The police and the courts embody the official racism of the ruling class. The media popularises this racism in tabloids, TV shows and news programmes.

But it is the fascist gangs of the English Defence League (EDL) and British National Party (BNP) who are the street fighting expression of the fear and insecurity sown by poverty, war and racism.

For the fascists racism is a means to an end. Their social role is to be the violent, semi-tolerated bootboys of capital, waiting in the wings to smash working class resistance to a system of exploitation and oppression.

When the working class rejects racism, it becomes capable of stronger collective action. When the working class is divided – when it identifies a race or a religion as the enemy instead of the elite who exploit all working people – then our collective resistance is undermined from within.

Those who want to exploit the death of an individual to persecute millions of British people simply because they share a different religion or cultural heritage to the majority are the enemies of the working class. The instruments of capitalist reaction, they must be allowed no platform to spread their politics of hate and despair.

Unity – but not at any price

The fascists’ attempts to capitalise on the Woolwich killing polarised the antiracist movement.

On the one hand, Unite Against Fascism (UAF), led by the Socialist Workers Party (SWP), organised a series of peaceful celebrations of “multiculturalism” in collaboration with tame Labour councilors and conservative “community leaders”, whose sole strategy is to rely on the police to keep the fascist gangs in line.

On the other hand, in places like London and Sheffield, the fascists were outnumbered and physically confronted by the militant antifascist youth who have no illusions at all in the racist police.

Nobody wants to see repeated splits and divisions in the antifascist movement. Nevertheless, if we are to succeed in creating working class unity against racism and fascism, then we need to break with the failed politics of concession and compromise with bourgeois liberal forces that are more scared of the self-organisation of the working class than they are of the fascists.

The policy of unity at any cost with these so-called allies has not only failed to deliver a comprehensive victory for the antifascist movement; it completely subordinates the independent activity of the working class to the tactics acceptable to the liberal sections of the ruling class and the intermediate layers.

A working class alternative

We need to reject this approach in its entirety. The tactical questions about whether mass marches, festivals or direct action are more appropriate in any given circumstance should be decided by democratic campaigns rooted in the working class communities under attack.

We should stop muzzling the youth. We should stop accommodating to pacifist illusions. We should stop the pathetic pursuit of bourgeois ‘respectability’.

What we need above all is a way for the working class to take the lead in the fight against fascism.

We can and should seek to work with allies outside the labour movement, but we should not start from the position of what is acceptable to them; we should start from what is necessary.

Nearly a century of struggle against fascism provides enough lessons: organised self-defence, mass participation, democratic decision making and freedom of criticism; and above all, a working class alternative to the capitalist system which incubates the fascist menace.
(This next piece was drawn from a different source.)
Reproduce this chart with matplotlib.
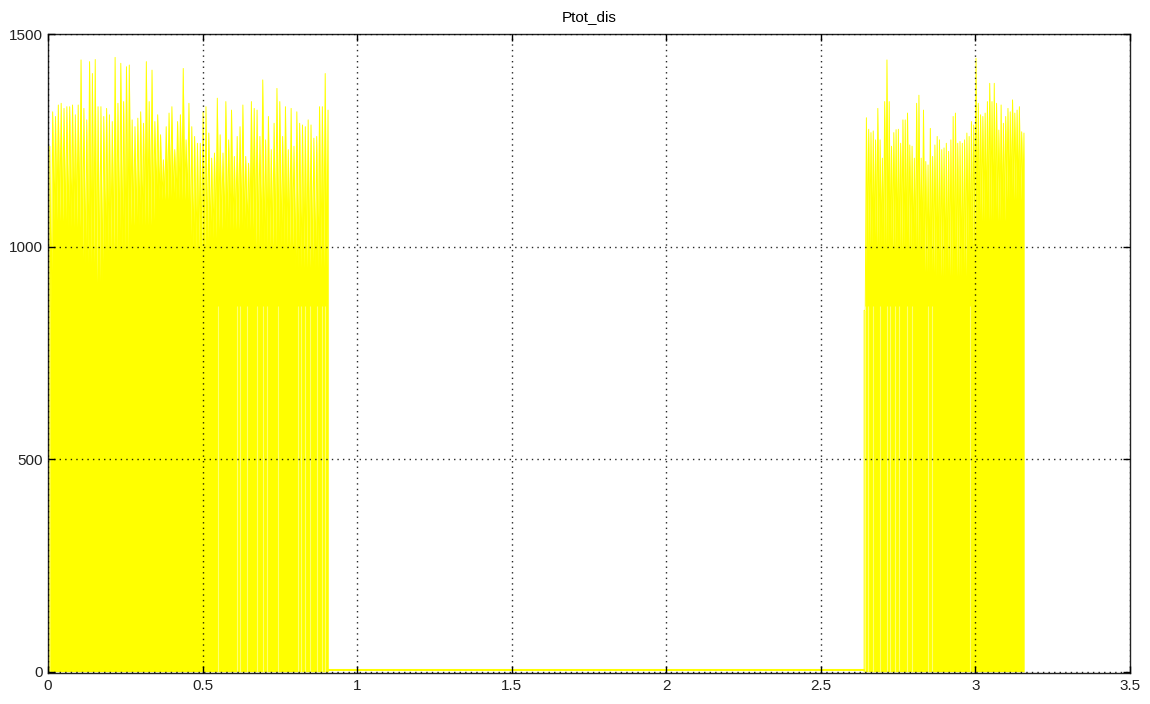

The experience is there. The will is there. What is missing is an organisation – a revolutionary workers’ party – able to distil our collective experience of antifascist struggles, the fight for women’s liberation and the daily economic struggle into a coherent strategy for working class power.

Workers’ power as the only alternative to the barbarism of capitalism is what we must aim for. And we can’t put off creating the means to bring that about – a party – while we confront the fascists. The struggle against fascism is the struggle for a socialist society that will abolish the material roots of every social oppression.